Em relação ao PP, pondo a hipótese de ele continuar a ser liderado por Paulo Portas ou por outro líder com os mesmo ideais, como Luís Nobre Guedes, é garantido que o apoio a Cavaco não será entusiasta. Ao nível partidário Cavaco conta, por isso, com algumas fragilidades potenciais para a sua reeleição. Em relação à conjuntura económica e social do país, as incertezas também são muitas. Uma situação de crise e forte empobrecimento pessoal, mesmo que Cavaco também tenha grandes preocupações sociais, pode favorecer a eleição de um Presidente da República de esquerda. Outro elemento que pode jogar contra Cavaco reside na reparação de uma injustiça em relação a Manuel Alegre, o que pode mobilizar muitos eleitores no voto no poeta.
O trunfo da reeleição
O grande trunfo de Cavaco reside, naturalmente, no facto de se recandidatar ao cargo. Até hoje, nenhum Presidente da República perdeu uma reeleição.

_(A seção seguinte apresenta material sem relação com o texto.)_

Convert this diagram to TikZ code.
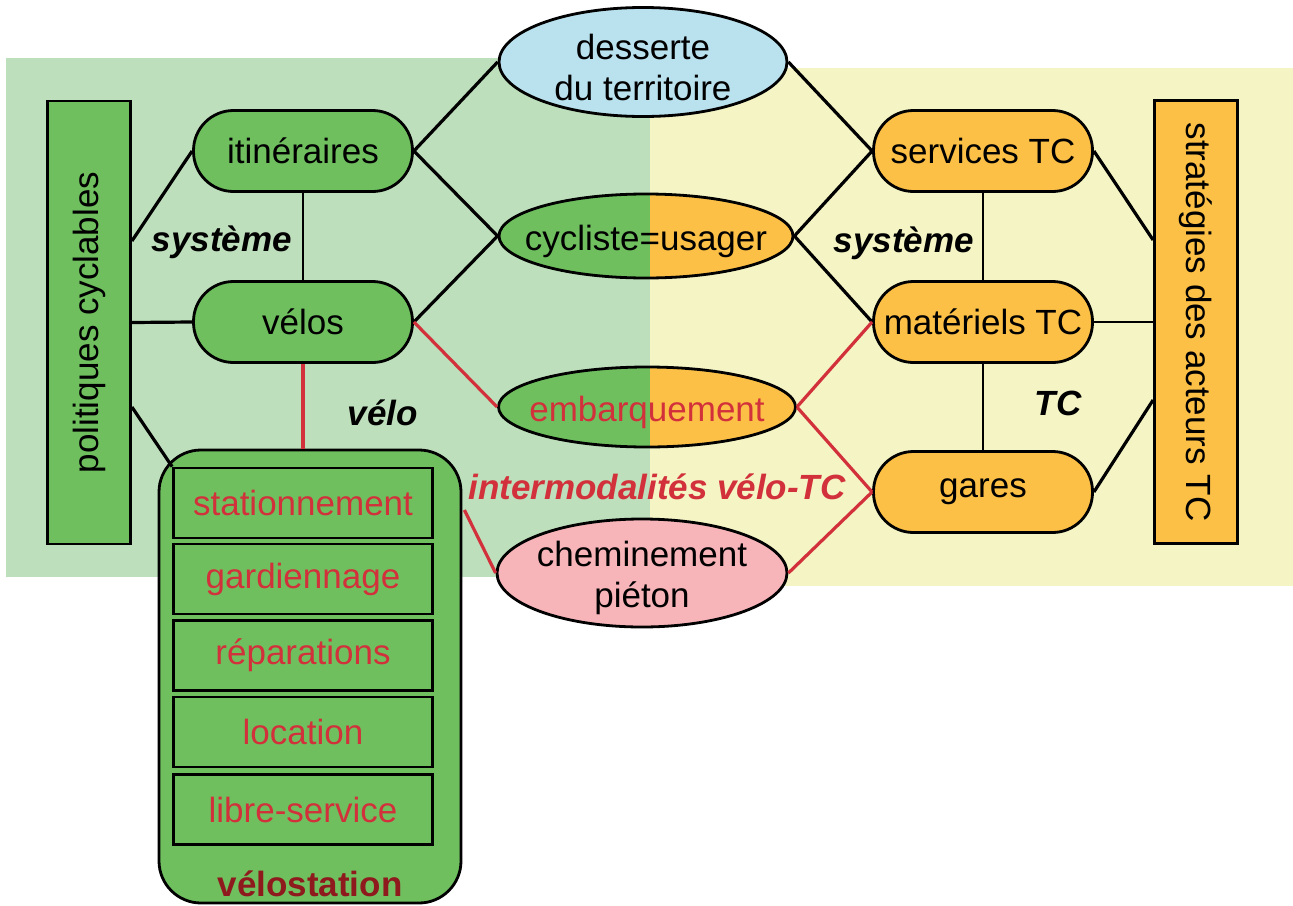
\documentclass[tikz,border=0pt]{standalone}
\usepackage{fontspec}
\setmainfont{Liberation Sans}
\usetikzlibrary{shapes.geometric,calc}
\definecolor{bggreen}{HTML}{BEDFBB}
\definecolor{bgyellow}{HTML}{F4F4C5}
\definecolor{ngreen}{HTML}{6FBF5F}
\definecolor{norange}{HTML}{FCC046}
\definecolor{nblue}{HTML}{BAE2EE}
\definecolor{npink}{HTML}{F7B4B9}
\definecolor{tred}{HTML}{D2313B}
\definecolor{dred}{HTML}{8E1A1E}
\tikzset{
  stadium/.style={draw, line width=2.8pt, rounded corners=40pt, minimum width=219pt, minimum height=81pt, inner sep=0pt},
  oval/.style={draw, ellipse, line width=2.8pt, inner sep=0pt},
  ovaltext/.style={label={[align=center, inner sep=0pt, yshift=-5pt]center:#1}},
  sidebox/.style={draw, line width=2.8pt, minimum width=83pt, minimum height=443pt, inner sep=0pt},
  subbox/.style={draw, line width=2.8pt, minimum width=259pt, minimum height=70pt, inner sep=0pt, text=tred},
  conn/.style={line width=3.2pt, black},
  thinconn/.style={line width=2.2pt, black},
  redconn/.style={line width=3.2pt, tred},
  lbl/.style={font=\fontsize{35}{41}\selectfont\bfseries\itshape},
  splitfill/.style={path picture={
      \fill[ngreen] (path picture bounding box.north west) rectangle ([xshift=#1]path picture bounding box.south);
      \fill[norange] ([xshift=#1]path picture bounding box.north) rectangle (path picture bounding box.south east);}},
}
\begin{document}
\begin{tikzpicture}[x=1pt,y=-1pt,font=\fontsize{35}{41}\selectfont]
\useasboundingbox (0,0) rectangle (1293,905);
% backgrounds
\fill[bggreen] (6,58) rectangle (650,577);
\fill[bgyellow] (650,68) rectangle (1293,586);

% side boxes
\node[sidebox, fill=ngreen] (pol) at (89,322.5) {\rotatebox{90}{politiques cyclables}};
\node[sidebox, fill=norange] (strat) at (1196,322) {\rotatebox{-90}{stratégies des acteurs TC}};

% stadium nodes
\node[stadium, fill=ngreen] (itin) at (303,151) {itinéraires};
\node[stadium, fill=ngreen] (velos) at (303,322) {vélos};
\node[stadium, fill=norange] (serv) at (983,151) {services TC};
\node[stadium, fill=norange] (mat) at (983,322) {matériels TC};
\node[stadium, fill=norange] (gares) at (983,492) {gares};

% ovals
\node[oval, fill=nblue, minimum width=288pt, minimum height=109pt, ovaltext={desserte\\du territoire}] (dess) at (643,62) {};
\node[oval, splitfill=4pt, minimum width=294pt, minimum height=84pt, ovaltext={cycliste=usager}] (cycl) at (646,236) {};
\node[oval, splitfill=3pt, minimum width=297pt, minimum height=80pt, ovaltext={\textcolor{tred}{embarquement}}] (emb) at (647,407) {};
\node[oval, fill=npink, minimum width=290pt, minimum height=108pt, ovaltext={cheminement\\piéton}] (chem) at (642,573) {};

% velostation
\node[draw, line width=2.8pt, fill=ngreen, rounded corners=42pt, minimum width=302pt, minimum height=453pt] (vst) at (310,676.5) {};
\node[subbox] (b1) at (303,503) {stationnement};
\node[subbox] (b2) at (303,579) {gardiennage};
\node[subbox] (b3) at (303,655.5) {réparations};
\node[subbox] (b4) at (303,732) {location};
\node[subbox] (b5) at (303,809.5) {libre-service};
\node[text=dred, font=\fontsize{35}{41}\selectfont\bfseries] (vstlbl) at (310,884) {vélostation};

% black connectors
\draw[conn] ([yshift=81.5pt]pol.east) -- (itin.west);
\draw[conn] (pol.east) -- (velos.west);
\draw[conn] ([yshift=-84.5pt]pol.east) -- (b1.north west);
\draw[thinconn] (itin.south) -- (velos.north);
\draw[conn] (itin.east) -- (dess.west);
\draw[conn] (itin.east) -- (cycl.west);
\draw[conn] (velos.east) -- (cycl.west);
\draw[conn] (dess.east) -- (serv.west);
\draw[conn] (cycl.east) -- (serv.west);
\draw[conn] (cycl.east) -- (mat.west);
\draw[thinconn] (serv.south) -- (mat.north);
\draw[thinconn] (mat.south) -- (gares.north);
\draw[conn] (serv.east) -- ([yshift=82pt]strat.west);
\draw[thinconn] (mat.east) -- (strat.west);
\draw[conn] (gares.east) -- ([yshift=-78pt]strat.west);

% red connectors
\draw[redconn] (velos.south) -- (velos.south |- vst.north);
\draw[redconn] (velos.east) -- (emb.west);
\draw[redconn] (emb.east) -- (mat.west);
\draw[redconn] (emb.east) -- (gares.west);
\draw[redconn] (chem.east) -- (gares.west);
\draw[redconn] ([yshift=166.5pt,xshift=2pt]vst.east) -- (chem.west);

% labels
\node[lbl] (sys1) at (222,242) {système};
\node[lbl] (sys2) at (904,243) {système};
\node[lbl] (velo) at (383,413) {vélo};
\node[lbl] (tc) at (1058,403) {TC};
\node[lbl, text=tred] (inter) at (657,487) {intermodalités vélo-TC};
\end{tikzpicture}
\end{document}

Ramalho Eanes foi reeleito em 1980, mesmo em condições adversas, o que é, sem dúvida um bálsamo para Cavaco. Recorde-se que Mário Soares não apoiou Eanes, ainda que o PS, com António Guterres, Jorge Sampaio e Vítor Constâncio o tenha feito, e que Sá Carneiro e a direita apostaram tudo em Soares Carneiro, de forma a tentar apear Eanes do poder. Jorge Sampaio também foi reeleito em 2001, com relativa facilidade, com o PSD a apresentar Ferreira do Amaral como candidato. Num país que é muito equilibrado e conservador a votar, Cavaco pode beneficiar do efeito psicológico de constituir quase um crime de ingratidão não reeleger um Presidente da República por mais cinco. Por seu lado, este grande trunfo de Cavaco é também o factor principal que pode fazer recuar Manuel Alegre. O poeta não quererá, naturalmente, fazer uma caminhada arriscada, onde só serviria para aumentar o tónus politico da candidatura de Cavaco. Aliás, Helena Roseta, na entrevista que deu no passado fim-de-semana ressalvou, precisamente, o aspecto de Alegre aceitar, ou não, ser candidato.